El rechazo al texto constitucional tiene que ver no solo con las campañas miedo anti comunistas de la oligarquía chilena y la derecha, por ejemplo en el tema de las autonomías indígenas, sino que desde el acuerdo firmado, se cuidó de no eliminar los elementos fundamentales del modelo capitalista; si bien hay un amplio reconocimiento de derechos sociales, políticos, laborales, económicos, sexuales, etc., demandas sentidas como la nacionalización de la industria del cobre o de los fondos de pensiones, no fueron tomado en cuenta.

Además, la Convención Constitucional nunca fue un órgano de poder revolucionario, dependiendo de los órganos tradicionales del Estado, la presidencia y el Congreso. A su vez, la fuerza organizativa tras la rebelión contra Piñeira nunca se cohesionó, y por tanto, no pudo darle soporte a incitativas anti capitalistas y socialistas y menos aún, a medidas ejecutivas desde la constituyente.
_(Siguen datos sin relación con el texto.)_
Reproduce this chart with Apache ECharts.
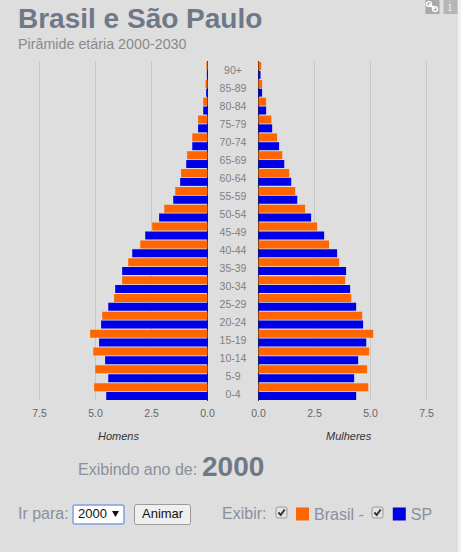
<!DOCTYPE html>
<html><head><meta charset="utf-8">
<script src="https://cdn.jsdelivr.net/npm/echarts@6/dist/echarts.min.js"></script>
<style>html,body{margin:0;padding:0;background:#f1f1f1}#c{width:458px;height:552px}</style>
</head><body><div id="c"></div>
<script>
const ageGroups = ['90+','85-89','80-84','75-79','70-74','65-69','60-64','55-59','50-54','45-49','40-44','35-39','30-34','25-29','20-24','15-19','10-14','5-9','0-4'];
const menBrasil = [0.05,0.09,0.19,0.42,0.68,0.91,1.18,1.44,1.93,2.47,3.0,3.54,3.81,4.17,4.70,5.24,5.10,5.01,5.06];
const menSP = [0.03,0.06,0.19,0.42,0.68,0.95,1.22,1.53,2.16,2.78,3.36,3.81,4.12,4.43,4.75,4.84,4.57,4.43,4.52];
const womenBrasil = [0.12,0.16,0.34,0.57,0.83,1.06,1.37,1.64,2.08,2.62,3.15,3.60,3.87,4.14,4.63,5.12,4.94,4.85,4.90];
const womenSP = [0.09,0.16,0.34,0.61,0.92,1.15,1.46,1.73,2.35,2.93,3.51,3.91,4.09,4.36,4.67,4.81,4.45,4.27,4.36];
const ORANGE='#ff6600', BLUE='#0000e6', FONT='Liberation Sans, Arial, sans-serif';
const xBase={type:'value',min:0,max:7.5,interval:2.5,axisLine:{show:false},axisTick:{show:false},
  axisLabel:{color:'#666',fontSize:10.5,fontFamily:FONT,margin:7,formatter:v=>v.toFixed(1)},
  splitLine:{lineStyle:{color:'#c6c6c6',width:1}}};
const yBase={type:'category',inverse:true,data:ageGroups,axisTick:{show:false},axisLabel:{show:false},
  axisLine:{show:true,lineStyle:{color:'#222',width:1}}};
const bar=(name,color,data,i)=>({name,type:'bar',xAxisIndex:i,yAxisIndex:i,data,barWidth:8,barGap:'10%',
  itemStyle:{color},animation:false,silent:true});
const t=(x,y,text,fontSize,fill,extra)=>({type:'text',left:x,top:y,silent:true,style:Object.assign({text,fontSize,fill,fontFamily:FONT},extra||{})});
const box=(x,y)=>[{type:'rect',shape:{x:x,y:y,width:11,height:11,r:2},style:{fill:'#e4e4e4',stroke:'#9a9a9a',lineWidth:1},silent:true},
  {type:'polyline',shape:{points:[[x+2.5,y+5.5],[x+4.7,y+8],[x+8.7,y+2.5]]},style:{fill:null,stroke:'#333',lineWidth:2},silent:true}];
const chart=echarts.init(document.getElementById('c'),null,{renderer:'svg'});
chart.setOption({
  backgroundColor:'#dedede',animation:false,
  title:[{text:'Brasil e São Paulo',left:18,top:4,padding:0,textStyle:{fontSize:28,fontWeight:'bold',color:'#6f7886',fontFamily:FONT}},
    {text:'Pirâmide etária 2000-2030',left:18,top:37,padding:0,textStyle:{fontSize:14.3,fontWeight:'normal',color:'#8a8a8a',fontFamily:FONT}}],
  legend:{left:296,top:506,padding:0,itemWidth:13,itemHeight:13,itemGap:29,icon:'rect',selectedMode:false,data:['Brasil -','SP'],
    textStyle:{fontSize:16,color:'#8a909c',fontFamily:FONT}},
  grid:[{left:39.5,top:61.5,width:168,height:339},{left:258.5,top:61.5,width:168,height:339},{left:233,top:61,width:20,height:342}],
  xAxis:[Object.assign({},xBase,{gridIndex:0,inverse:true}),Object.assign({},xBase,{gridIndex:1}),
    {type:'value',gridIndex:2,show:false}],
  yAxis:[Object.assign({},yBase,{gridIndex:0,position:'right'}),Object.assign({},yBase,{gridIndex:1,position:'left'}),
    {type:'category',gridIndex:2,inverse:true,data:ageGroups,axisLine:{show:false},axisTick:{show:false},position:'left',
     axisLabel:{show:true,color:'#7f7f7f',fontSize:10.5,fontFamily:FONT,align:'center',margin:0,interval:0}}],
  series:[bar('Brasil -',ORANGE,menBrasil,0),bar('SP',BLUE,menSP,0),bar('Brasil -',ORANGE,womenBrasil,1),bar('SP',BLUE,womenSP,1)],
  graphic:[
    t(98,430,'Homens',11,'#333',{fontStyle:'italic'}),
    t(326,430,'Mulheres',11,'#333',{fontStyle:'italic'}),
    t(78,461,'Exibindo ano de:',16,'#8a909c'),
    t(202,452,'2000',28,'#6f7886',{fontWeight:'bold'}),
    t(18,505,'Ir para:',16,'#8a909c'),
    {type:'rect',shape:{x:73,y:505,width:51,height:19,r:2},style:{fill:'#fff',stroke:'#7f9fe6',lineWidth:1.5},silent:true},
    t(78,507,'2000',13,'#111'),
    {type:'polygon',shape:{points:[[112,511],[119,511],[115.5,517]]},style:{fill:'#111'},silent:true},
    {type:'rect',shape:{x:134.5,y:504.5,width:56,height:20,r:2},style:{fill:'#efefef',stroke:'#9a9a9a',lineWidth:1},silent:true},
    t(142,507,'Animar',13,'#111'),
    t(222,505,'Exibir:',16,'#8a909c'),
    ...box(276,507),...box(372,507),
    {type:'rect',shape:{x:425.5,y:0,width:14,height:14},style:{fill:'#a9a9a9'},silent:true},
    {type:'rect',shape:{x:443.5,y:0,width:14,height:14},style:{fill:'#b5b5b5'},silent:true},
    t(448,1,'i',12,'#e8e8e8',{fontFamily:'DejaVu Serif'}),
    {type:'line',shape:{x1:429,y1:4,x2:435,y2:9},style:{stroke:'#fff',lineWidth:2},silent:true},
    {type:'circle',shape:{cx:429,cy:4,r:2.5},style:{fill:null,stroke:'#fff',lineWidth:1.5},silent:true},
    {type:'circle',shape:{cx:435,cy:9,r:2.5},style:{fill:null,stroke:'#fff',lineWidth:1.5},silent:true}
  ]
});
</script></body></html>
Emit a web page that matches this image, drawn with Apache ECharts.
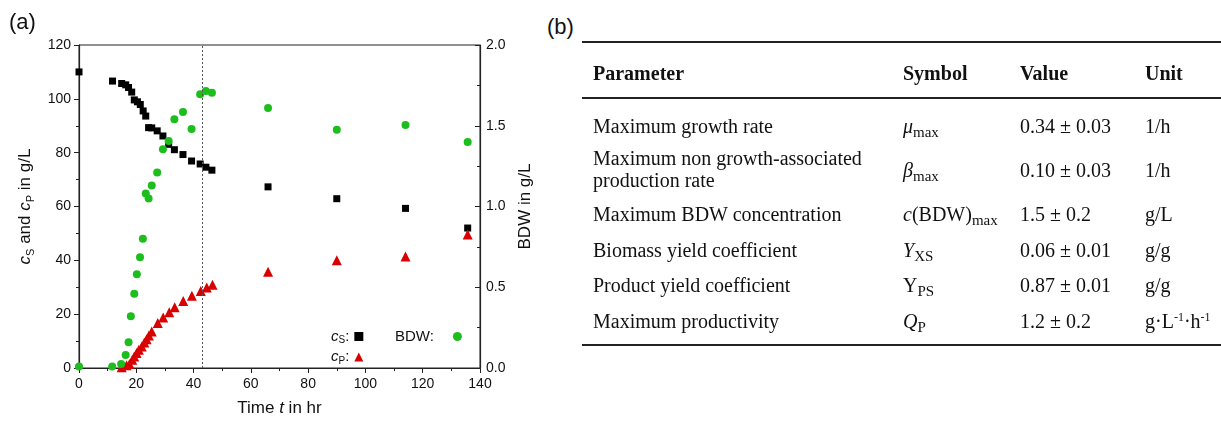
<!DOCTYPE html>
<html>
<head>
<meta charset="utf-8">
<script src="https://cdn.jsdelivr.net/npm/echarts@6/dist/echarts.min.js"></script>
<style>
  html, body { margin: 0; padding: 0; background: #fff; }
  body { width: 1221px; height: 422px; position: relative; overflow: hidden; }
  #chart { position: absolute; left: 0; top: 0; width: 545px; height: 422px; }
  .panel { position: absolute; font-family: "Liberation Sans", Arial, sans-serif; font-size: 22px; color: #111; line-height: 26px; }
  #tbl { position: absolute; left: 0; top: 0; width: 1221px; height: 422px; font-family: "Liberation Serif", "Times New Roman", serif; color: #111; font-size: 20px; }
  .cell { position: absolute; line-height: 22px; white-space: nowrap; }
  .hdr { font-weight: bold; }
  .rule { position: absolute; background: #222; }
  sub { font-size: 15px; vertical-align: -4px; line-height: 0; }
  sup { font-size: 12px; vertical-align: 7px; line-height: 0; }
  i { font-style: italic; }
</style>
</head>
<body>
<div id="chart"></div>
<div class="panel" style="left:9px; top:9px;">(a)</div>
<div class="panel" style="left:547px; top:14px;">(b)</div>
<div id="tbl"></div>
<script>
// ---------- data (panel a) ----------
const timeS = [0, 11.7, 14.9, 16.3, 17.3, 18.4, 19.3, 20.4, 21.4, 22.4, 23.3, 24.3, 25.4, 27.3, 29.3, 31.3, 33.3, 36.3, 39.3, 42.3, 44.3, 46.4, 66, 90, 114, 135.7];
const cS    = [110, 106.6, 105.7, 105.2, 104.2, 102.5, 99.6, 98.9, 97.9, 95.5, 93.6, 89.3, 89.2, 88.1, 86.2, 83.1, 81.1, 79.3, 76.9, 75.8, 74.6, 73.5, 67.3, 62.9, 59.3, 52.0];
const timeP = [14.9, 16.6, 17.6, 18.6, 19.3, 20.1, 20.9, 21.9, 22.8, 23.6, 24.4, 25.4, 27.5, 29.4, 31.5, 33.4, 36.4, 39.4, 42.5, 44.6, 46.6, 66, 90, 114, 135.7];
const cP    = [0.3, 1.0, 1.5, 3.1, 4.3, 5.6, 6.8, 8.0, 9.5, 10.7, 12.1, 13.6, 16.7, 18.8, 20.7, 22.6, 24.9, 26.8, 28.6, 29.9, 30.9, 35.8, 40.0, 41.4, 49.6];
const timeX = [0, 11.6, 14.7, 16.3, 17.3, 18.1, 19.3, 20.2, 21.3, 22.3, 23.3, 24.3, 25.4, 27.3, 29.3, 31.3, 33.3, 36.3, 39.3, 42.3, 44.3, 46.4, 66, 90, 114, 135.7];
const bdw   = [0.01, 0.01, 0.025, 0.08, 0.16, 0.32, 0.46, 0.58, 0.685, 0.80, 1.08, 1.05, 1.13, 1.21, 1.355, 1.405, 1.54, 1.585, 1.48, 1.695, 1.715, 1.705, 1.61, 1.475, 1.505, 1.40];
const markTime = 43;

// ---------- data (panel b) ----------
const tblHeaders = ['Parameter', 'Symbol', 'Value', 'Unit'];
const tblParams  = ['Maximum growth rate', 'Maximum non growth-associated<br>production rate', 'Maximum BDW concentration', 'Biomass yield coefficient', 'Product yield coefficient', 'Maximum productivity'];
const tblSymbols = ['<i>μ</i><sub>max</sub>', '<i>β</i><sub>max</sub>', '<i>c</i>(BDW)<sub>max</sub>', '<i>Y</i><sub>XS</sub>', 'Y<sub>PS</sub>', '<i>Q</i><sub>P</sub>'];
const tblValues  = ['0.34 ± 0.03', '0.10 ± 0.03', '1.5 ± 0.2', '0.06 ± 0.01', '0.87 ± 0.01', '1.2 ± 0.2'];
const tblUnits   = ['1/h', '1/h', 'g/L', 'g/g', 'g/g', 'g·L<sup>-1</sup>·h<sup>-1</sup>'];

// ---------- table layout ----------
const colX = [593, 903, 1020, 1145];
const headerY = 73;
const rowY = [126, 170, 214, 250, 285, 321];
const tbl = document.getElementById('tbl');
function addRule(y, h) {
  const d = document.createElement('div');
  d.className = 'rule';
  d.style.left = '582px'; d.style.width = (1221 - 582) + 'px';
  d.style.top = y + 'px'; d.style.height = h + 'px';
  tbl.appendChild(d);
}
function addCell(html, x, yc, lines, cls) {
  const d = document.createElement('div');
  d.className = 'cell' + (cls ? ' ' + cls : '');
  d.innerHTML = html;
  d.style.left = x + 'px';
  d.style.top = (yc - 11 * lines) + 'px';
  tbl.appendChild(d);
}
addRule(41, 2); addRule(97, 1.5); addRule(344, 2);
tblHeaders.forEach((h, i) => addCell(h, colX[i], headerY, 1, 'hdr'));
rowY.forEach((y, r) => {
  const lines = tblParams[r].includes('<br>') ? 2 : 1;
  addCell(tblParams[r], colX[0], y - (lines === 2 ? 1 : 0), lines);
  addCell(tblSymbols[r], colX[1], y, 1);
  addCell(tblValues[r], colX[2], y, 1);
  addCell(tblUnits[r], colX[3], y, 1);
});

// ---------- chart ----------
const font = '"Liberation Sans", Arial, sans-serif';
const txt = '#111';
const zip = (a, b) => a.map((v, i) => [v, b[i]]);
const chart = echarts.init(document.getElementById('chart'), null, { renderer: 'canvas' });
const sub = { fontSize: 11, fontFamily: font, color: txt, verticalAlign: 'bottom', lineHeight: 11 };
chart.setOption({
  animation: false,
  grid: { left: 79, top: 45, width: 401, height: 325, show: true, borderColor: '#222', borderWidth: 1, backgroundColor: 'transparent' },
  xAxis: {
    type: 'value', min: 0, max: 140, interval: 20,
    axisLine: { lineStyle: { color: '#222', width: 1.2 } },
    axisTick: { show: true, length: 5, lineStyle: { color: '#222' } },
    minorTick: { show: true, splitNumber: 2, length: 3, lineStyle: { color: '#222' } },
    splitLine: { show: false },
    axisLabel: { fontFamily: font, fontSize: 14, color: txt, margin: 9 },
    name: '{n|Time }{i|t}{n| in hr}', nameLocation: 'middle', nameGap: 32,
    nameTextStyle: { rich: { n: { fontFamily: font, fontSize: 17, color: txt }, i: { fontFamily: font, fontSize: 17, fontStyle: 'italic', color: txt } } }
  },
  yAxis: [{
    type: 'value', min: 0, max: 120, interval: 20, position: 'left',
    axisLine: { show: true, lineStyle: { color: '#222', width: 1.2 } },
    axisTick: { show: true, length: 5, lineStyle: { color: '#222' } },
    minorTick: { show: true, splitNumber: 2, length: 3, lineStyle: { color: '#222' } },
    splitLine: { show: false },
    axisLabel: { fontFamily: font, fontSize: 14, color: txt, margin: 8 },
    name: '{i|c}{s|S}{n| and }{i|c}{s|P}{n| in g/L}', nameLocation: 'middle', nameGap: 40, nameRotate: 90,
    nameTextStyle: { rich: {
      n: { fontFamily: font, fontSize: 17, color: txt, lineHeight: 22 },
      i: { fontFamily: font, fontSize: 17, fontStyle: 'italic', color: txt, lineHeight: 22 },
      s: sub } }
  }, {
    type: 'value', min: 0, max: 2, interval: 0.5, position: 'right',
    axisLine: { show: true, lineStyle: { color: '#222', width: 1.2 } },
    axisTick: { show: true, inside: true, length: 5, lineStyle: { color: '#222' } },
    minorTick: { show: true, splitNumber: 2, length: 3, lineStyle: { color: '#222' } },
    splitLine: { show: false },
    axisLabel: { fontFamily: font, fontSize: 14, color: txt, margin: 6, formatter: v => v.toFixed(1) },
    name: 'BDW in g/L', nameLocation: 'middle', nameGap: 36, nameRotate: 90,
    nameTextStyle: { fontFamily: font, fontSize: 17, color: txt }
  }],
  legend: [{
    data: ['cS', 'cP'], orient: 'vertical', left: 331, top: 329, align: 'right',
    itemWidth: 9, itemHeight: 9, itemGap: 4, padding: 0,
    formatter: n => n === 'cS' ? '{i|c}{s|S}{n|:}' : '{i|c}{s|P}{n|:}',
    textStyle: { rich: {
      i: { fontFamily: font, fontSize: 15, fontStyle: 'italic', color: txt, lineHeight: 18 },
      n: { fontFamily: font, fontSize: 15, color: txt, lineHeight: 18 },
      s: { fontFamily: font, fontSize: 10, color: txt, verticalAlign: 'bottom', lineHeight: 10 } } }
  }, {
    data: ['BDW'], left: 395, top: 329, align: 'right', itemWidth: 9, itemHeight: 9, padding: 0,
    formatter: '{n|BDW:}',
    textStyle: { rich: { n: { fontFamily: font, fontSize: 15, color: txt, lineHeight: 18, padding: [0, 14, 0, 0] } } }
  }],
  series: [{
    name: 'cS', type: 'scatter', yAxisIndex: 0, symbol: 'rect', symbolSize: 7,
    itemStyle: { color: '#000', opacity: 1 }, data: zip(timeS, cS),
    markLine: { silent: true, symbol: 'none', label: { show: false },
      lineStyle: { type: [2, 2], color: '#555', width: 1 }, data: [{ xAxis: markTime }] }
  }, {
    name: 'cP', type: 'scatter', yAxisIndex: 0, symbol: 'triangle', symbolSize: 10,
    itemStyle: { color: '#d80000', opacity: 1 }, data: zip(timeP, cP)
  }, {
    name: 'BDW', type: 'scatter', yAxisIndex: 1, symbol: 'circle', symbolSize: 8,
    itemStyle: { color: '#1ebd1e', opacity: 1 }, data: zip(timeX, bdw)
  }]
});
</script>
</body>
</html>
Por último, el gobierno de Boric, el cual era visto con razón cómo parte del proceso constituyente, a los pocos días de asumir, su popularidad fue cayendo, como producto de la continuidad de la militarización en la región Mapuche al sur y de no iniciar un proceso serio de desmilitarización de los carabineros, dejar de lado la exigencia de justicia contra la represión de Piñeira, así como el oponerse a que los pensionistas pudieran sacar parte de sus retiros para afrontar la carestía de la vida,  por la presión de la burguesía financiera, que es dueña de estos fondos.

Al momento del cierre de esta nota, los estudiantes realizan movilizaciones en Santiago, exigiendo la gratuidad de la educación, la cual no quedó en texto constitucional rechazado, y anunciando luchar en contra de herencia pinochetista y por una nueva Constitución, la cual tendría por fuerza que tener un horizonte socialista y ser un órgano de doble poder revolucionario.